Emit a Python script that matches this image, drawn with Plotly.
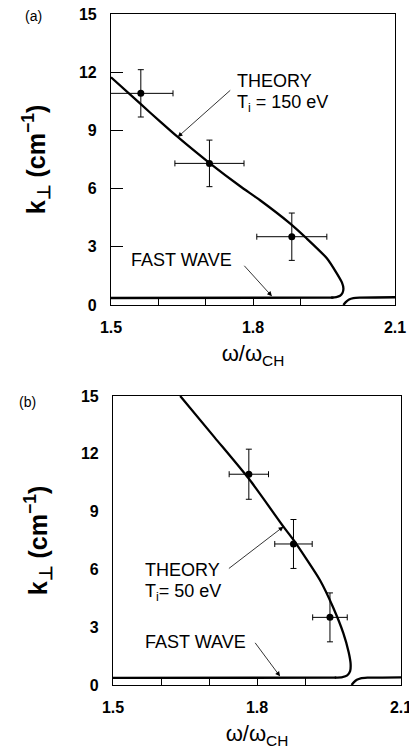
import plotly.graph_objects as go

# ---------------- data: panel (a), Ti = 150 eV ----------------
a_pts_x = [1.563, 1.708, 1.882]
a_pts_y = [10.91, 7.30, 3.52]
a_err_x = [0.068, 0.073, 0.074]
a_err_y = [1.22, 1.20, 1.22]

a_theory_x = [1.500, 1.563, 1.604, 1.639, 1.709, 1.773, 1.815, 1.878, 1.913, 1.956, 1.977, 1.988, 1.991, 1.989, 1.984, 1.976, 1.965]
a_theory_y = [11.74, 10.35, 9.45, 8.70, 7.30, 6.12, 5.40, 4.21, 3.44, 2.41, 1.63, 1.15, 0.85, 0.62, 0.48, 0.41, 0.38]

a_fast_x = [1.500, 1.700, 1.900, 1.970]
a_fast_y = [0.36, 0.37, 0.38, 0.38]

a_right_x = [1.991, 1.996, 2.003, 2.012, 2.025, 2.100]
a_right_y = [0.00, 0.15, 0.28, 0.35, 0.38, 0.40]

# ---------------- data: panel (b), Ti = 50 eV ----------------
b_pts_x = [1.783, 1.876, 1.952]
b_pts_y = [10.94, 7.32, 3.51]
b_err_x = [0.041, 0.039, 0.036]
b_err_y = [1.30, 1.27, 1.27]

b_theory_x = [1.640, 1.712, 1.785, 1.855, 1.876, 1.931, 1.958, 1.980, 1.991, 1.995, 1.994, 1.988, 1.978, 1.962]
b_theory_y = [15.00, 12.84, 10.64, 8.22, 7.53, 5.45, 4.06, 2.68, 1.70, 1.10, 0.72, 0.50, 0.41, 0.38]

b_fast_x = [1.500, 1.700, 1.900, 1.965]
b_fast_y = [0.37, 0.37, 0.38, 0.38]

b_right_x = [1.997, 2.002, 2.008, 2.016, 2.030, 2.100]
b_right_y = [0.00, 0.15, 0.27, 0.35, 0.38, 0.40]

x_tickvals = [1.5, 1.8, 2.1]
x_ticktext = ["1.5", "1.8", "2.1"]
x_minorvals = [1.6, 1.7, 1.9]
y_tickvals = [0, 3, 6, 9, 12, 15]
y_ticktext = ["0", "3", "6", "9", "12", "15"]

FONT = "Liberation Sans"
W, H = 409, 748   # page has an 8px body margin; figure coords = page coords - 8
OFF = 8

def px_x(p):
    return (p - OFF) / W

def px_y(p):
    return 1 - (p - OFF) / H

fig = go.Figure()

def add_panel(xa, ya, tx, ty, fx, fy, rx, ry, px, py, ex, ey):
    line = dict(color="black", width=2.3, shape="spline", smoothing=0.6)
    fig.add_trace(go.Scatter(x=tx, y=ty, mode="lines", line=line, xaxis=xa, yaxis=ya, showlegend=False, hoverinfo="skip"))
    fig.add_trace(go.Scatter(x=fx, y=fy, mode="lines", line=dict(color="black", width=2.3), xaxis=xa, yaxis=ya, showlegend=False, hoverinfo="skip"))
    fig.add_trace(go.Scatter(x=rx, y=ry, mode="lines", line=line, xaxis=xa, yaxis=ya, showlegend=False, hoverinfo="skip"))
    fig.add_trace(go.Scatter(
        x=px, y=py, mode="markers", xaxis=xa, yaxis=ya, showlegend=False,
        marker=dict(color="black", size=7, symbol="circle"),
        error_x=dict(type="data", array=ex, color="black", thickness=1, width=3),
        error_y=dict(type="data", array=ey, color="black", thickness=1, width=3),
    ))

add_panel("x", "y", a_theory_x, a_theory_y, a_fast_x, a_fast_y, a_right_x, a_right_y,
          a_pts_x, a_pts_y, a_err_x, a_err_y)
add_panel("x2", "y2", b_theory_x, b_theory_y, b_fast_x, b_fast_y, b_right_x, b_right_y,
          b_pts_x, b_pts_y, b_err_x, b_err_y)

tickfont = dict(family=FONT, size=16, color="black", weight="bold")
xtitle = dict(text="ω/ω<sub>CH</sub>", font=dict(family=FONT, size=22, color="black"), standoff=10)
ytitle = dict(text="k<sub>⊥</sub> (cm<sup>−1</sup>)", font=dict(family=FONT, size=25, color="black", weight="bold"), standoff=26)

def xaxis(domain, anchor):
    return dict(domain=domain, anchor=anchor, range=[1.5, 2.1], showline=True, mirror=True,
                linecolor="black", linewidth=1.2, ticks="inside", ticklen=8, tickwidth=1,
                tickcolor="black", tickvals=x_tickvals, ticktext=x_ticktext, tickfont=tickfont,
                minor=dict(tickvals=x_minorvals, ticks="inside", ticklen=8, tickwidth=1, tickcolor="black"),
                showgrid=False, zeroline=False, title=xtitle, automargin=False, ticklabelstandoff=8,
                ticklabeloverflow="allow")

def yaxis(domain, anchor, ticklen):
    return dict(domain=domain, anchor=anchor, range=[0, 15], showline=True, mirror=True,
                linecolor="black", linewidth=1.2, ticks="inside" if ticklen else "", ticklen=ticklen,
                tickwidth=1, tickcolor="black", tickvals=y_tickvals, ticktext=y_ticktext,
                tickfont=tickfont, showgrid=False, zeroline=False, title=ytitle, automargin=False,
                ticklabelstandoff=10, ticklabeloverflow="allow")

fig.update_layout(
    width=W, height=H, margin=dict(l=0, r=0, t=0, b=0),
    paper_bgcolor="white", plot_bgcolor="white",
    xaxis=xaxis([px_x(111), px_x(395)], "y"),
    yaxis=yaxis([px_y(305), px_y(14)], "x", 12),
    xaxis2=xaxis([px_x(113), px_x(401)], "y2"),
    yaxis2=yaxis([px_y(685), px_y(396)], "x2", 0),
)

afont = dict(family=FONT, size=18, color="black")
arrow = dict(showarrow=True, arrowhead=2, arrowsize=1.2, arrowwidth=0.8, arrowcolor="black",
             axref="pixel", ayref="pixel", text="")
ann = []
# panel labels
ann.append(dict(text="(a)", x=px_x(23), y=px_y(16), xref="paper", yref="paper", xanchor="left", yanchor="middle", showarrow=False, font=dict(family=FONT, size=14, color="black")))
ann.append(dict(text="(b)", x=px_x(17), y=px_y(402), xref="paper", yref="paper", xanchor="left", yanchor="middle", showarrow=False, font=dict(family=FONT, size=14, color="black")))
# panel (a) labels
ann.append(dict(text="THEORY", x=1.762, y=11.55, xref="x", yref="y", xanchor="left", yanchor="middle", showarrow=False, font=afont))
ann.append(dict(text="T<sub>i</sub> = 150 eV", x=1.762, y=10.40, xref="x", yref="y", xanchor="left", yanchor="middle", showarrow=False, font=afont))
ann.append(dict(text="FAST WAVE", x=1.538, y=2.32, xref="x", yref="y", xanchor="left", yanchor="middle", showarrow=False, font=afont))
ann.append(dict(x=1.641, y=8.66, xref="x", yref="y", ax=54, ay=-48, **arrow))
ann.append(dict(x=1.840, y=0.45, xref="x", yref="y", ax=-29, ay=-32, **arrow))
# panel (b) labels
ann.append(dict(text="THEORY", x=1.5625, y=5.97, xref="x2", yref="y2", xanchor="left", yanchor="middle", showarrow=False, font=afont))
ann.append(dict(text="T<sub>i</sub>= 50 eV", x=1.5625, y=4.80, xref="x2", yref="y2", xanchor="left", yanchor="middle", showarrow=False, font=afont))
ann.append(dict(text="FAST WAVE", x=1.562, y=2.25, xref="x2", yref="y2", xanchor="left", yanchor="middle", showarrow=False, font=afont))
ann.append(dict(x=1.855, y=8.22, xref="x2", yref="y2", ax=-56, ay=43, **arrow))
ann.append(dict(x=1.848, y=0.45, xref="x2", yref="y2", ax=-26, ay=-35, **arrow))
fig.update_layout(annotations=ann)

fig.write_html("out.html")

# Instructions to follow
Please extract exactly the lines of the data, from the first through the line containing "b_fast_y = [0.37, 0.37, 0.38, 0.38]", and add no pictures to the copy.

# Finished exercise
Emit a Python script that matches this image, drawn with Plotly.
import plotly.graph_objects as go

# ---------------- data: panel (a), Ti = 150 eV ----------------
a_pts_x = [1.563, 1.708, 1.882]
a_pts_y = [10.91, 7.30, 3.52]
a_err_x = [0.068, 0.073, 0.074]
a_err_y = [1.22, 1.20, 1.22]

a_theory_x = [1.500, 1.563, 1.604, 1.639, 1.709, 1.773, 1.815, 1.878, 1.913, 1.956, 1.977, 1.988, 1.991, 1.989, 1.984, 1.976, 1.965]
a_theory_y = [11.74, 10.35, 9.45, 8.70, 7.30, 6.12, 5.40, 4.21, 3.44, 2.41, 1.63, 1.15, 0.85, 0.62, 0.48, 0.41, 0.38]

a_fast_x = [1.500, 1.700, 1.900, 1.970]
a_fast_y = [0.36, 0.37, 0.38, 0.38]

a_right_x = [1.991, 1.996, 2.003, 2.012, 2.025, 2.100]
a_right_y = [0.00, 0.15, 0.28, 0.35, 0.38, 0.40]

# ---------------- data: panel (b), Ti = 50 eV ----------------
b_pts_x = [1.783, 1.876, 1.952]
b_pts_y = [10.94, 7.32, 3.51]
b_err_x = [0.041, 0.039, 0.036]
b_err_y = [1.30, 1.27, 1.27]

b_theory_x = [1.640, 1.712, 1.785, 1.855, 1.876, 1.931, 1.958, 1.980, 1.991, 1.995, 1.994, 1.988, 1.978, 1.962]
b_theory_y = [15.00, 12.84, 10.64, 8.22, 7.53, 5.45, 4.06, 2.68, 1.70, 1.10, 0.72, 0.50, 0.41, 0.38]

b_fast_x = [1.500, 1.700, 1.900, 1.965]
b_fast_y = [0.37, 0.37, 0.38, 0.38]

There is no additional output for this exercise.